Without the images, write out the whole listing exactly.
++++ Data section
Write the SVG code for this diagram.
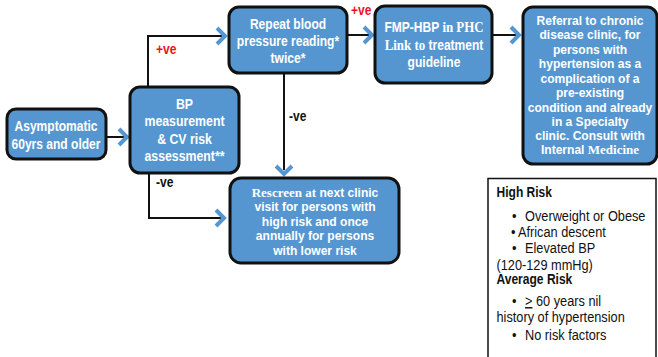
<svg xmlns="http://www.w3.org/2000/svg" width="658" height="357" viewBox="0 0 658 357">
<style>
.box{fill:#5596d1;stroke:#111;stroke-width:3}
.t{font-family:"Liberation Sans",Arial,sans-serif;font-weight:bold;font-size:14px;fill:#fff;text-anchor:middle}
.tc{font-size:12.5px}
.s{font-family:"Liberation Serif","Times New Roman",serif;font-weight:bold}
.ln{fill:none;stroke:#111;stroke-width:2}
.ar{fill:none;stroke:#5596d1;stroke-width:4}
.lb{font-family:"Liberation Sans",Arial,sans-serif;font-weight:bold;font-size:14px;fill:#111}
.red{fill:#e8141c}
.lg{font-family:"Liberation Sans",Arial,sans-serif;font-size:14.5px;fill:#111}
.lgb{font-family:"Liberation Sans",Arial,sans-serif;font-size:14px;font-weight:bold;fill:#111}
</style>
<rect width="658" height="357" fill="#fff"/>
<g id="connectors">
<path class="ln" d="M106,137 H124"/>
<path class="ar" d="M119,129 L127,137 L119,145"/>
<path class="ln" d="M148,87 V36 H222"/>
<path class="ar" d="M217,28 L225,36 L217,44"/>
<path class="ln" d="M284,73 V170"/>
<path class="ar" d="M276,166 L284,174 L292,166"/>
<path class="ln" d="M149,173 V218 H221"/>
<path class="ar" d="M216,210 L224,218 L216,226"/>
<path class="ln" d="M347,35 H369"/>
<path class="ar" d="M364,27 L372,35 L364,43"/>
<path class="ln" d="M492,35 H516"/>
<path class="ar" d="M511,27 L519,35 L511,43"/>
<g transform="translate(156,0) scale(0.86,1)"><text class="lb red" x="0" y="54">+ve</text></g>
<g transform="translate(289,0) scale(0.86,1)"><text class="lb" x="0" y="121">-ve</text></g>
<g transform="translate(156,0) scale(0.86,1)"><text class="lb" x="0" y="187">-ve</text></g>
<g transform="translate(351,0) scale(0.86,1)"><text class="lb red" x="0" y="15">+ve</text></g>
</g>
<g id="asymptomatic">
<rect class="box" x="7" y="109" width="99" height="50" rx="9"/>
<g transform="translate(56,0) scale(0.86,1)">
<text class="t" x="0" y="131">Asymptomatic</text>
<text class="t" x="0" y="149.5">60yrs and older</text>
</g>
</g>
<g id="bp">
<rect class="box" x="130" y="87" width="109" height="86" rx="10"/>
<g transform="translate(184.5,0) scale(0.88,1)">
<text class="t" x="0" y="109">BP</text>
<text class="t" x="0" y="126.5">measurement</text>
<text class="t" x="0" y="144">&amp; CV risk</text>
<text class="t" x="0" y="161">assessment**</text>
</g>
</g>
<g id="repeat">
<rect class="box" x="229" y="7" width="118" height="66" rx="10"/>
<g transform="translate(288,0) scale(0.86,1)">
<text class="t" x="0" y="29">Repeat blood</text>
<text class="t" x="0" y="46.5">pressure reading*</text>
<text class="t" x="0" y="63">twice*</text>
</g>
</g>
<g id="fmp">
<rect class="box" x="375" y="6" width="117" height="77" rx="10"/>
<g transform="translate(434,0) scale(0.86,1)">
<text class="t" x="0" y="32">FMP-HBP <tspan class="s" font-weight="normal" font-size="15">in PHC</tspan></text>
<text class="t" x="0" y="50"><tspan class="s" font-weight="normal" font-size="15">Link to</tspan> treatment</text>
<text class="t" x="0" y="67">guideline</text>
</g>
</g>
<g id="referral">
<rect class="box" x="523" y="7" width="134" height="157" rx="10"/>
<g transform="translate(590,0) scale(0.963,1)">
<text class="t tc" x="0" y="25">Referral to chronic</text>
<text class="t tc" x="0" y="39.5">disease clinic, for</text>
<text class="t tc" x="0" y="54">persons with</text>
<text class="t tc" x="0" y="68.5">hypertension as a</text>
<text class="t tc" x="0" y="83">complication of a</text>
<text class="t tc" x="0" y="97.5">pre-existing</text>
<text class="t tc" x="0" y="112">condition and already</text>
<text class="t tc" x="0" y="126">in a Specialty</text>
<text class="t tc" x="0" y="140">clinic. Consult with</text>
<text class="t tc" x="0" y="154.5">Internal <tspan class="s" font-weight="normal" font-size="13.5">Medicine</tspan></text>
</g>
</g>
<g id="rescreen">
<rect class="box" x="230" y="178" width="169" height="85" rx="11"/>
<g transform="translate(315,0) scale(0.963,1)">
<text class="t tc" x="0" y="197"><tspan class="s" font-size="13.5">Rescreen at</tspan>  next clinic</text>
<text class="t tc" x="0" y="211.5">visit for persons with</text>
<text class="t tc" x="0" y="226">high risk and once</text>
<text class="t tc" x="0" y="240.5">annually for persons</text>
<text class="t tc" x="0" y="255">with lower risk</text>
</g>
</g>
<g id="legend">
<rect x="488" y="178.5" width="168" height="182" fill="#fff" stroke="#111" stroke-width="1.5"/>
<g transform="translate(496.5,0) scale(0.86,1)">
<text class="lgb" x="0" y="197.5">High Risk</text>
<text class="lgb" x="0" y="284.5">Average Risk</text>
</g>
<g transform="translate(496.5,0) scale(0.88,1)">
<text class="lg" x="17.6" y="221">•</text>
<text class="lg" x="32.4" y="221">Overweight or Obese</text>
<text class="lg" x="16.5" y="237">•</text>
<text class="lg" x="24.4" y="237">African descent</text>
<text class="lg" x="17.6" y="253">•</text>
<text class="lg" x="32.4" y="253">Elevated BP</text>
<text class="lg" x="0" y="270">(120-129 mmHg)</text>
<text class="lg" x="17.6" y="306">•</text>
<text class="lg" x="32.4" y="306"><tspan text-decoration="underline">&gt;</tspan> 60 years nil</text>
<text class="lg" x="0" y="322">history of hypertension</text>
<text class="lg" x="17.6" y="340">•</text>
<text class="lg" x="32.4" y="340">No risk factors</text>
</g>
</g>
</svg>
++++++++
Final result:
Write the SVG code for this diagram.
<svg xmlns="http://www.w3.org/2000/svg" width="658" height="357" viewBox="0 0 658 357">
<style>
.box{fill:#5596d1;stroke:#111;stroke-width:3}
.t{font-family:"Liberation Sans",Arial,sans-serif;font-weight:bold;font-size:14px;fill:#fff;text-anchor:middle}
.tc{font-size:12.5px}
.s{font-family:"Liberation Serif","Times New Roman",serif;font-weight:bold}
.ln{fill:none;stroke:#111;stroke-width:2}
.ar{fill:none;stroke:#5596d1;stroke-width:4}
.lb{font-family:"Liberation Sans",Arial,sans-serif;font-weight:bold;font-size:14px;fill:#111}
.red{fill:#e8141c}
.lg{font-family:"Liberation Sans",Arial,sans-serif;font-size:14.5px;fill:#111}
.lgb{font-family:"Liberation Sans",Arial,sans-serif;font-size:14px;font-weight:bold;fill:#111}
</style>
<rect width="658" height="357" fill="#fff"/>
<g id="connectors">
<path class="ln" d="M106,137 H124"/>
<path class="ar" d="M119,129 L127,137 L119,145"/>
<path class="ln" d="M148,87 V36 H222"/>
<path class="ar" d="M217,28 L225,36 L217,44"/>
<path class="ln" d="M284,73 V170"/>
<path class="ar" d="M276,166 L284,174 L292,166"/>
<path class="ln" d="M149,173 V218 H221"/>
<path class="ar" d="M216,210 L224,218 L216,226"/>
<path class="ln" d="M347,35 H369"/>
<path class="ar" d="M364,27 L372,35 L364,43"/>
<path class="ln" d="M492,35 H516"/>
<path class="ar" d="M511,27 L519,35 L511,43"/>
<g transform="translate(156,0) scale(0.86,1)"><text class="lb red" x="0" y="54">+ve</text></g>
<g transform="translate(289,0) scale(0.86,1)"><text class="lb" x="0" y="121">-ve</text></g>
<g transform="translate(156,0) scale(0.86,1)"><text class="lb" x="0" y="187">-ve</text></g>
<g transform="translate(351,0) scale(0.86,1)"><text class="lb red" x="0" y="15">+ve</text></g>
</g>
<g id="asymptomatic">
<rect class="box" x="7" y="109" width="99" height="50" rx="9"/>
<g transform="translate(56,0) scale(0.86,1)">
<text class="t" x="0" y="131">Asymptomatic</text>
<text class="t" x="0" y="149.5">60yrs and older</text>
</g>
</g>
<g id="bp">
<rect class="box" x="130" y="87" width="109" height="86" rx="10"/>
<g transform="translate(184.5,0) scale(0.88,1)">
<text class="t" x="0" y="109">BP</text>
<text class="t" x="0" y="126.5">measurement</text>
<text class="t" x="0" y="144">&amp; CV risk</text>
<text class="t" x="0" y="161">assessment**</text>
</g>
</g>
<g id="repeat">
<rect class="box" x="229" y="7" width="118" height="66" rx="10"/>
<g transform="translate(288,0) scale(0.86,1)">
<text class="t" x="0" y="29">Repeat blood</text>
<text class="t" x="0" y="46.5">pressure reading*</text>
<text class="t" x="0" y="63">twice*</text>
</g>
</g>
<g id="fmp">
<rect class="box" x="375" y="6" width="117" height="77" rx="10"/>
<g transform="translate(434,0) scale(0.86,1)">
<text class="t" x="0" y="32">FMP-HBP <tspan class="s" font-weight="normal" font-size="15">in PHC</tspan></text>
<text class="t" x="0" y="50"><tspan class="s" font-weight="normal" font-size="15">Link to</tspan> treatment</text>
<text class="t" x="0" y="67">guideline</text>
</g>
</g>
<g id="referral">
<rect class="box" x="523" y="7" width="134" height="157" rx="10"/>
<g transform="translate(590,0) scale(0.963,1)">
<text class="t tc" x="0" y="25">Referral to chronic</text>
<text class="t tc" x="0" y="39.5">disease clinic, for</text>
<text class="t tc" x="0" y="54">persons with</text>
<text class="t tc" x="0" y="68.5">hypertension as a</text>
<text class="t tc" x="0" y="83">complication of a</text>
<text class="t tc" x="0" y="97.5">pre-existing</text>
<text class="t tc" x="0" y="112">condition and already</text>
<text class="t tc" x="0" y="126">in a Specialty</text>
<text class="t tc" x="0" y="140">clinic. Consult with</text>
<text class="t tc" x="0" y="154.5">Internal <tspan class="s" font-weight="normal" font-size="13.5">Medicine</tspan></text>
</g>
</g>
<g id="rescreen">
<rect class="box" x="230" y="178" width="169" height="85" rx="11"/>
<g transform="translate(315,0) scale(0.963,1)">
<text class="t tc" x="0" y="197"><tspan class="s" font-size="13.5">Rescreen at</tspan>  next clinic</text>
<text class="t tc" x="0" y="211.5">visit for persons with</text>
<text class="t tc" x="0" y="226">high risk and once</text>
<text class="t tc" x="0" y="240.5">annually for persons</text>
<text class="t tc" x="0" y="255">with lower risk</text>
</g>
</g>
<g id="legend">
<rect x="488" y="178.5" width="168" height="182" fill="#fff" stroke="#111" stroke-width="1.5"/>
<g transform="translate(496.5,0) scale(0.86,1)">
<text class="lgb" x="0" y="197.5">High Risk</text>
<text class="lgb" x="0" y="284.5">Average Risk</text>
</g>
<g transform="translate(496.5,0) scale(0.88,1)">
<text class="lg" x="17.6" y="221">•</text>
<text class="lg" x="32.4" y="221">Overweight or Obese</text>
<text class="lg" x="16.5" y="237">•</text>
<text class="lg" x="24.4" y="237">African descent</text>
<text class="lg" x="17.6" y="253">•</text>
<text class="lg" x="32.4" y="253">Elevated BP</text>
<text class="lg" x="0" y="270">(120-129 mmHg)</text>
<text class="lg" x="17.6" y="306">•</text>
<text class="lg" x="32.4" y="306"><tspan text-decoration="underline">&gt;</tspan> 60 years nil</text>
<text class="lg" x="0" y="322">history of hypertension</text>
<text class="lg" x="17.6" y="340">•</text>
<text class="lg" x="32.4" y="340">No risk factors</text>
</g>
</g>
</svg>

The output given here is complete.